The plane that put Lockheed in the business of long range reconnaissance aircraft and the father of the U-2 and SR-71, the Lockheed F-4/5 Lightning. (Courtesy photograph)

Reconnaissance in war is considered by many the most important aspect of warfare, as knowing what your enemies are up to is the key to winning or holding the line in combat. Starting as far back as the Civil War a view above the battlefield was the most desired way of getting that intelligence. In World War I, with the advent of the airplane, many a brave soul took to the air to get a personal account of what was going on and report his findings back to headquarters. It didn’t take long for combatants to figure out that, of all the planes to be dispatched to the air, the intelligence gathering aircraft were the highest priority and needed to be shot down.

So it was no big surprise when in 1936, with war clouds raising around the world, the Army Air Corps determined that it needed a high-speed fighter. They found it with the Lockheed P-38 Lightning, a fast (350 mph plus) and maneuverable fighter with long range. It was this design and this design alone that began the military’s long-term relationship with Kelly Johnson, which led to Lockheed’s involvement in aerial reconnaissance and the development of the U-2 and SR-71 programs.

The story of the Grand Dad of modern-day reconnaissance aircraft went into full production in World War II, as the Air Corps needed that long range and high speed to carry out missions deep into enemy territory. Photographic information was needed on enemy industrial, military and political complexes outside of the range of single-engine tactical photo aircraft. Kelly Johnson accomplished this by adding four K-17 cameras in the nose of a P-38 and performing tests. When the experiments were declared a success, Lockheed got its first order for strategic reconnaissance aircraft that would be produced as the F-4 and F-5 Lightning photo reconnaissance variants of the P-38. They would become the standard United States Army Air Forces photo aircraft in Europe and the Pacific.

Lt. Marshall Edward “Moon” Mullens of the 28th photo Reconnaissance Squadron, 7th Army Air Force 318th Fighter Group. (Courtesy photograph)

The next step for Lockheed was the advent of the P-80 jet aircraft before the end of World War II. It wasn’t long before the F-4 camera system made its way into the gun bay of an YP-80A. The conversion was successful and the USAAF ordered the aircraft into production under the designation F-14A — later changed to RP-80A/RF-80A.  

Thinking back to this time period, it’s easy to forget all the pilots that were in the cockpits of all those pioneering Lockheed photo recon planes. They never got the headlines like their modern-day counterparts who piloted those sleek black project planes into the imaginations of every American that loves fast planes and records surrounded by secrecy. The reality was those early pilots in those first precursors of Lockheed’s high-altitude fliers and Mach busters were doing the majority of their work on the deck at breakneck speeds, with a lot of luck flying co-pilot.
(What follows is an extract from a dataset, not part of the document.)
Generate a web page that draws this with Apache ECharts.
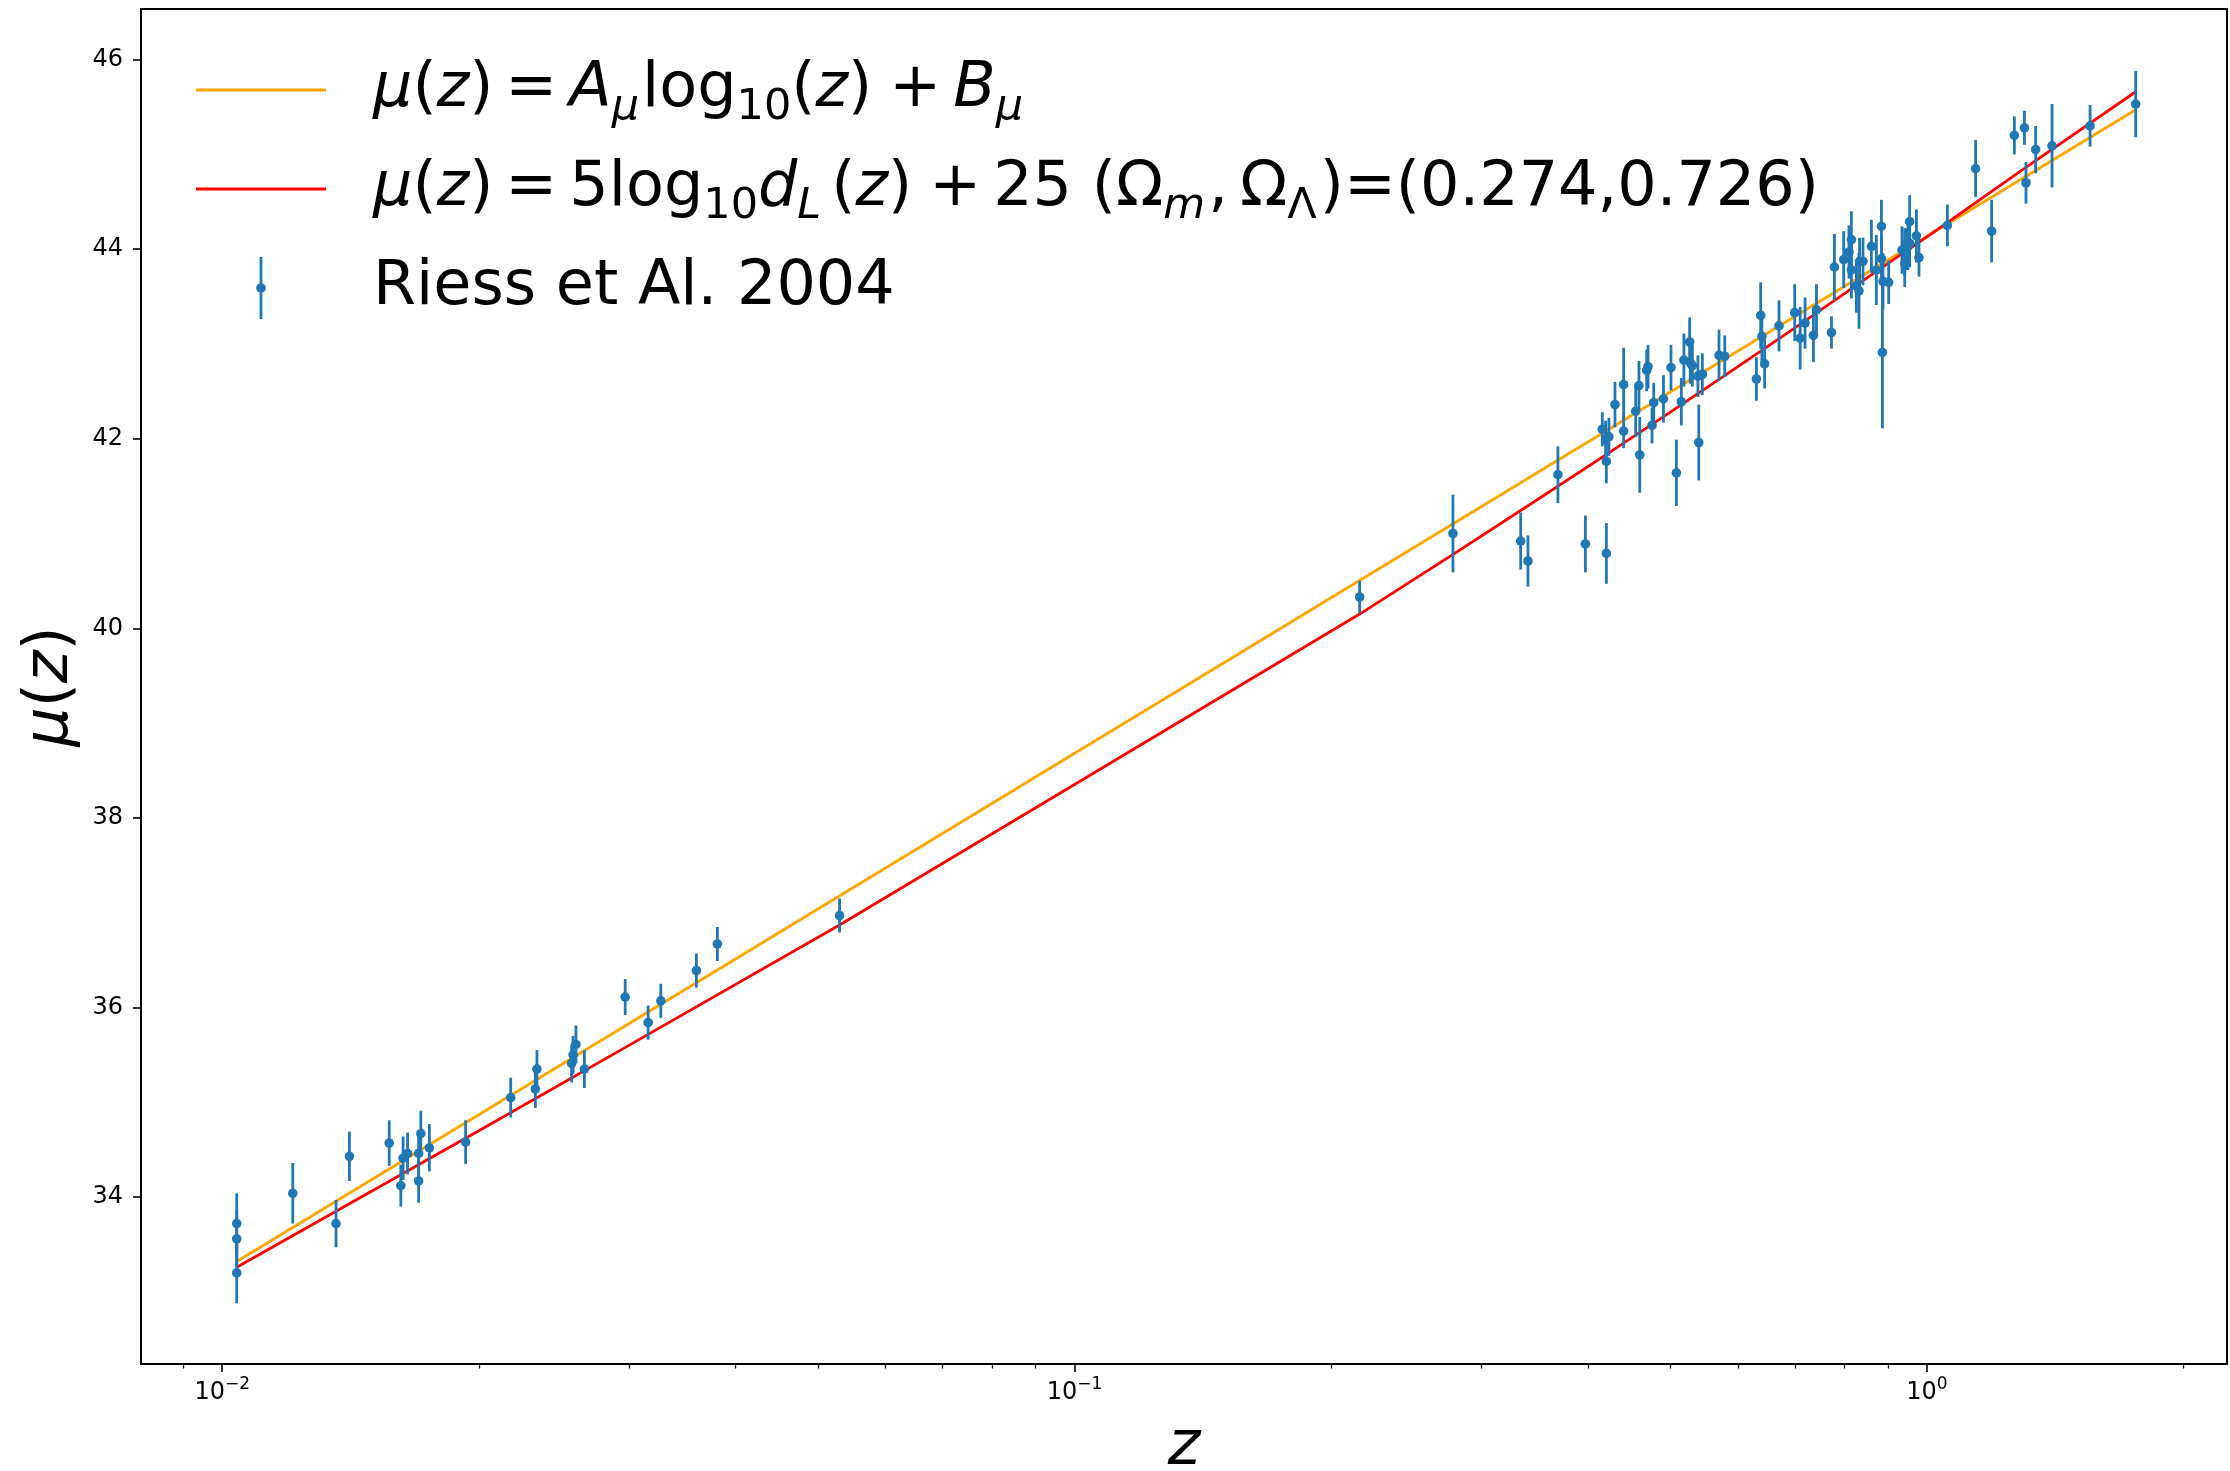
<!DOCTYPE html>
<html>
<head>
<meta charset="utf-8">
<script src="https://cdn.jsdelivr.net/npm/echarts@6/dist/echarts.min.js"></script>
<style>
html,body{margin:0;padding:0;background:#ffffff;}
#chart{width:2230px;height:1471px;}
</style>
</head>
<body>
<div id="chart"></div>
<script>
// ---- data ----
// Riess et al. 2004 supernovae: redshift, distance modulus, 1-sigma error
const snZ = [
  0.0104, 0.0104, 0.0104, 0.0121, 0.0136, 0.0141, 0.0157, 0.0162, 0.0163, 0.0165,
  0.0170, 0.0170, 0.0171, 0.0175, 0.0193, 0.0218, 0.0233, 0.0234, 0.0257, 0.0258,
  0.0260, 0.0266, 0.0297, 0.0316, 0.0327, 0.0360, 0.0381, 0.0530,
  0.2160, 0.2779, 0.3337, 0.3403, 0.3690, 0.3974, 0.4206, 0.4206, 0.4603, 0.5082,
  0.4160, 0.4198, 0.4235, 0.4305, 0.4407, 0.4407, 0.4553, 0.4593, 0.4707, 0.4690,
  0.4780, 0.4758, 0.4907, 0.5008, 0.5150, 0.5186, 0.5267, 0.5276, 0.5306, 0.5399,
  0.5386, 0.5451, 0.5702, 0.5791, 0.6308, 0.6381, 0.6402, 0.6450, 0.6705, 0.6996,
  0.7100, 0.7194, 0.7358, 0.7419, 0.7726,
  0.7788, 0.7986, 0.8100, 0.8153, 0.8153, 0.8264, 0.8322, 0.8335, 0.8413, 0.8606,
  0.8722, 0.8842, 0.8842, 0.8866, 0.8880, 0.9018, 0.9348, 0.9417, 0.9460, 0.9500,
  0.9543, 0.9543, 0.9719, 0.9786, 0.9417, 1.0566,
  1.1404, 1.1909, 1.2663, 1.3012, 1.3066, 1.3413, 1.4019, 1.5536, 1.7575
];
const snMu = [
  33.72, 33.56, 33.20, 34.04, 33.72, 34.43, 34.57, 34.12, 34.41, 34.46,
  34.46, 34.17, 34.67, 34.52, 34.58, 35.05, 35.14, 35.35, 35.41, 35.50,
  35.61, 35.35, 36.11, 35.84, 36.07, 36.39, 36.67, 36.97,
  40.33, 41.00, 40.92, 40.71, 41.62, 40.89, 40.79, 41.76, 41.83, 41.64,
  42.10, 41.99, 42.02, 42.36, 42.57, 42.08, 42.29, 42.56, 42.76, 42.72,
  42.38, 42.14, 42.42, 42.75, 42.39, 42.83, 43.02, 42.80, 42.77, 41.96,
  42.66, 42.68, 42.88, 42.87, 42.63, 43.30, 43.08, 42.79, 43.19, 43.33,
  43.06, 43.22, 43.09, 43.36, 43.12,
  43.81, 43.89, 43.97, 44.10, 43.78, 43.61, 43.56, 43.87, 43.87, 44.03,
  43.78, 44.24, 43.90, 42.91, 43.66, 43.65, 43.99, 43.97, 44.00, 44.03,
  44.29, 44.06, 44.14, 43.91, 43.85, 44.25,
  44.85, 44.19, 45.20, 45.28, 44.70, 45.05, 45.09, 45.30, 45.53
];
const snErr = [
  0.32, 0.30, 0.32, 0.32, 0.25, 0.26, 0.24, 0.22, 0.23, 0.22,
  0.23, 0.23, 0.24, 0.25, 0.23, 0.21, 0.20, 0.20, 0.20, 0.20,
  0.20, 0.20, 0.19, 0.18, 0.18, 0.18, 0.18, 0.18,
  0.17, 0.41, 0.30, 0.27, 0.30, 0.30, 0.32, 0.23, 0.40, 0.35,
  0.18, 0.20, 0.20, 0.24, 0.39, 0.18, 0.27, 0.26, 0.23, 0.22,
  0.21, 0.19, 0.25, 0.24, 0.25, 0.28, 0.26, 0.22, 0.22, 0.40,
  0.22, 0.22, 0.27, 0.22, 0.23, 0.35, 0.27, 0.26, 0.27, 0.30,
  0.33, 0.27, 0.28, 0.27, 0.17,
  0.35, 0.30, 0.28, 0.30, 0.30, 0.28, 0.40, 0.25, 0.25, 0.28,
  0.37, 0.28, 0.25, 0.80, 0.30, 0.23, 0.25, 0.25, 0.22, 0.25,
  0.28, 0.25, 0.28, 0.20, 0.25, 0.22,
  0.30, 0.33, 0.20, 0.18, 0.22, 0.25, 0.44, 0.22, 0.35
];
// fitted straight line mu = A log10(z) + B (orange)
const fitZ  = [0.0104, 1.7575];
const fitMu = [33.32, 45.47];
// LambdaCDM curve (red)
const lcdmZ  = [0.0104, 0.0200, 0.0300, 0.0530, 0.2160, 0.2780, 0.3400, 0.4200, 0.5000,
                0.6000, 0.7000, 0.8000, 0.9000, 1.0000, 1.3000, 1.7575];
const lcdmMu = [33.26, 34.70, 35.60, 36.87, 40.15, 40.78, 41.29, 41.83, 42.28,
                42.76, 43.17, 43.53, 43.85, 44.13, 44.85, 45.66];
// ticks
const xMajorTicks = [0.01, 0.1, 1];
const xMinorTicks = [0.009, 0.02, 0.03, 0.04, 0.05, 0.06, 0.07, 0.08, 0.09,
                     0.2, 0.3, 0.4, 0.5, 0.6, 0.7, 0.8, 0.9, 2];
const yTicks = [34, 36, 38, 40, 42, 44, 46];
const seriesNames = ['fit', 'lcdm', 'Riess et Al. 2004'];

// ---- chart ----
const FONT = 'DejaVu Sans';
const X_MIN = 0.00803, X_MAX = 2.249;
const Y_MIN = 32.239, Y_MAX = 46.533;
const BLUE = '#1f77b4', ORANGE = '#FFA500', RED = '#FF0000';

const legendText = {
  'fit': '{sp| }{i|μ}{n|(}{i|z}{n|)}{w12| }{n|=}{w12| }{i|A}{s|μ}{w3| }{n|log}{s0|10}{n|(}{i|z}{n|)}{w17| }{n|+}{w12| }{i|B}{s|μ}',
  'lcdm': '{sp| }{i|μ}{n|(}{i|z}{n|)}{w12| }{n|=}{w12| }{n|5log}{s0|10}{i|d}{s|L}{w10| }{n|(}{i|z}{n|)}{w17| }{n|+}{w12| }{n|25 (Ω}{s|m}{w3| }{n|,}{w12| }{n|Ω}{s0|Λ}{w3| }{n|)=(0.274,0.726)}',
  'Riess et Al. 2004': '{sp| }{n|Riess et Al. 2004}'
};

const chart = echarts.init(document.getElementById('chart'), null, {renderer: 'canvas'});

const option = {
  backgroundColor: '#ffffff',
  animation: false,
  grid: {
    left: 141, right: 3, top: 9, bottom: 107,
    show: true, borderColor: '#000000', borderWidth: 2,
    backgroundColor: 'transparent',
    containLabel: false, outerBoundsMode: 'none'
  },
  legend: {
    show: true,
    orient: 'vertical',
    left: 196, top: 54,
    padding: 0,
    itemGap: 24,
    itemWidth: 130, itemHeight: 62,
    selectedMode: false,
    symbolKeepAspect: true,
    itemStyle: {borderWidth: 0},
    data: [
      {name: seriesNames[0], icon: 'path://M0,-1.4L130,-1.4L130,1.4L0,1.4Z', itemStyle: {color: ORANGE}},
      {name: seriesNames[1], icon: 'path://M0,-1.4L130,-1.4L130,1.4L0,1.4Z', itemStyle: {color: RED}},
      {name: seriesNames[2], icon: 'path://M-1.4,-31L1.4,-31L1.4,31L-1.4,31Z M-4.8,0A4.8,4.8 0 1 1 4.8,0A4.8,4.8 0 1 1 -4.8,0Z', itemStyle: {color: BLUE}}
    ],
    formatter: function (name) { return legendText[name]; },
    textStyle: {
      fontFamily: FONT, fontSize: 62, color: '#000', lineHeight: 72,
      rich: {
        n:  {fontFamily: FONT, fontSize: 62, color: '#000', lineHeight: 72},
        i:  {fontFamily: FONT, fontSize: 62, color: '#000', lineHeight: 72, fontStyle: 'italic'},
        s:  {fontFamily: FONT, fontSize: 43, color: '#000', lineHeight: 37, height: 37, fontStyle: 'italic', verticalAlign: 'bottom'},
        s0: {fontFamily: FONT, fontSize: 43, color: '#000', lineHeight: 37, height: 37, verticalAlign: 'bottom'},
        sp: {fontFamily: FONT, fontSize: 62, width: 42, lineHeight: 72},
        w3:  {fontFamily: FONT, fontSize: 62, width: 3, lineHeight: 72},
        w10: {fontFamily: FONT, fontSize: 62, width: 10, lineHeight: 72},
        w12: {fontFamily: FONT, fontSize: 62, width: 12, lineHeight: 72},
        w17: {fontFamily: FONT, fontSize: 62, width: 17, lineHeight: 72}
      }
    }
  },
  xAxis: [
    {
      type: 'log', logBase: 10, gridIndex: 0, position: 'bottom',
      min: X_MIN, max: X_MAX,
      name: 'z', nameLocation: 'middle', nameGap: 53,
      nameTextStyle: {fontFamily: FONT, fontSize: 62, fontStyle: 'italic', color: '#000', lineHeight: 62},
      axisLine: {show: false},
      splitLine: {show: false},
      minorTick: {show: false},
      axisTick: {show: true, customValues: xMajorTicks, length: 8, inside: false,
                 lineStyle: {color: '#000', width: 1.6}},
      axisLabel: {
        show: true, customValues: xMajorTicks, margin: 15,
        formatter: function (v) {
          const p = Math.round(Math.log10(v));
          const s = p < 0 ? '\u2212' + (-p) : String(p);
          return '{b|10}{sup|' + s + '}';
        },
        rich: {
          b:   {fontFamily: FONT, fontSize: 24, color: '#000', lineHeight: 28},
          sup: {fontFamily: FONT, fontSize: 17, color: '#000', lineHeight: 11, height: 11, verticalAlign: 'top'}
        }
      }
    },
    {
      type: 'log', logBase: 10, gridIndex: 0, position: 'bottom',
      min: X_MIN, max: X_MAX,
      axisLine: {show: false},
      splitLine: {show: false},
      axisLabel: {show: false},
      axisTick: {show: true, customValues: xMinorTicks, length: 4.5, inside: false,
                 lineStyle: {color: '#000', width: 1.3}}
    }
  ],
  yAxis: {
    type: 'value', min: Y_MIN, max: Y_MAX,
    name: '{i|μ}{n|(}{i|z}{n|)}', nameLocation: 'middle', nameGap: 54, nameRotate: 90,
    nameTextStyle: {
      fontFamily: FONT, fontSize: 62, color: '#000', lineHeight: 62,
      rich: {
        n: {fontFamily: FONT, fontSize: 62, color: '#000', lineHeight: 62},
        i: {fontFamily: FONT, fontSize: 62, color: '#000', lineHeight: 62, fontStyle: 'italic'}
      }
    },
    axisLine: {show: false},
    splitLine: {show: false},
    axisTick: {show: true, customValues: yTicks, length: 8, inside: false,
               lineStyle: {color: '#000', width: 1.6}},
    axisLabel: {show: true, customValues: yTicks, margin: 18,
                fontFamily: FONT, fontSize: 24, color: '#000'}
  },
  series: [
    {
      name: seriesNames[0], type: 'line', xAxisIndex: 0, yAxisIndex: 0,
      data: fitZ.map((z, i) => [z, fitMu[i]]),
      symbol: 'none', showSymbol: false, silent: true, z: 2,
      lineStyle: {color: ORANGE, width: 2.8},
      itemStyle: {color: ORANGE}
    },
    {
      name: seriesNames[1], type: 'line', xAxisIndex: 0, yAxisIndex: 0,
      data: lcdmZ.map((z, i) => [z, lcdmMu[i]]),
      symbol: 'none', showSymbol: false, silent: true, z: 2,
      lineStyle: {color: RED, width: 2.8},
      itemStyle: {color: RED}
    },
    {
      name: seriesNames[2], type: 'custom', xAxisIndex: 0, yAxisIndex: 0,
      data: snZ.map((z, i) => [z, snMu[i], snErr[i]]),
      encode: {x: 0, y: 1},
      silent: true, z: 3,
      itemStyle: {color: BLUE},
      renderItem: function (params, api) {
        const zv = api.value(0), m = api.value(1), e = api.value(2);
        const p = api.coord([zv, m]);
        const hi = api.coord([zv, m + e]);
        const lo = api.coord([zv, m - e]);
        return {
          type: 'group',
          children: [
            {type: 'line', shape: {x1: p[0], y1: hi[1], x2: p[0], y2: lo[1]},
             style: {stroke: BLUE, lineWidth: 2.8}},
            {type: 'circle', shape: {cx: p[0], cy: p[1], r: 4.8},
             style: {fill: BLUE}}
          ]
        };
      }
    }
  ]
};
chart.setOption(option);
</script>
</body>
</html>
Flying a record run between Los Angeles and London is a sure way to get a fanbase going, but thinking back to guys like longtime Lancaster resident Marshall Mullins and his reconnaissance runs in the year of flying mission off of Saipan in World War II, I will just say they deserve as much recognition as their modern day counterparts and credit for helping to develop the current tactics for modern day combat intelligence (including drones and those troops that remote-pilot them from long distance.)  Lt. Mullins flew 64 combat missions and never had an aircraft that was armed. He did that at treetop level, with enemy gunfire from other aircraft and ground troops that did all they could to knock his Lockheed F-5 Lightning out of the sky. During World War II’s island-hopping campaign in the South Pacific, it was the Photo Joes who did their best to keep the soldiers on the beaches informed of enemy troop movements and placements. As bad as that brutal fighting was on those islands, it could have been a lot worse if not for the young men like Lt. Marshall Mullins and their Lockheed reconnaissance planes. 

Lt. Marshall Mullins, one of a long chain of pilots that took part in the missions that would end up in the cockpits of future reconnaissance aircraft built by Lockheed. Mullins would call the Antelope Valley home for many years and would spend 28 years working at Edwards AFB as a flight test engineer. (Courtesy photograph)

So here we are now, thinking about that long line of famous Lockheed super-sexy and stealthy Skunk Works projects that became legends. They had us lining up to watch in awe, seeking out those special individuals who were the hands-on participants in the greatest run of reconnaissance aircraft ever produced. Looking at an SR-71 on the ground, it still looks like it’s going Mach 3-plus just sitting there! But to these old eyes of mine and in my heart, I see past the sleek Blackbird and envision its predecessor, with those twin tails and twin engines all wrapped around a center nacelle. I think back to an old design from a company that was hatched in an old distillery that stunk like a skunk. The legendary Kelly Johnson took that Army Air Corps requirement for a top speed of 367 miles per hour and ended up on the edge of space, flying a classified speed that tops Mach 3. Well done, men and women of Lockheed — and well done to all those that strapped into a plane and flew the vision of the designers to its ultimate conclusion, making the world a safer place from those that would seek to do us harm no matter the generation.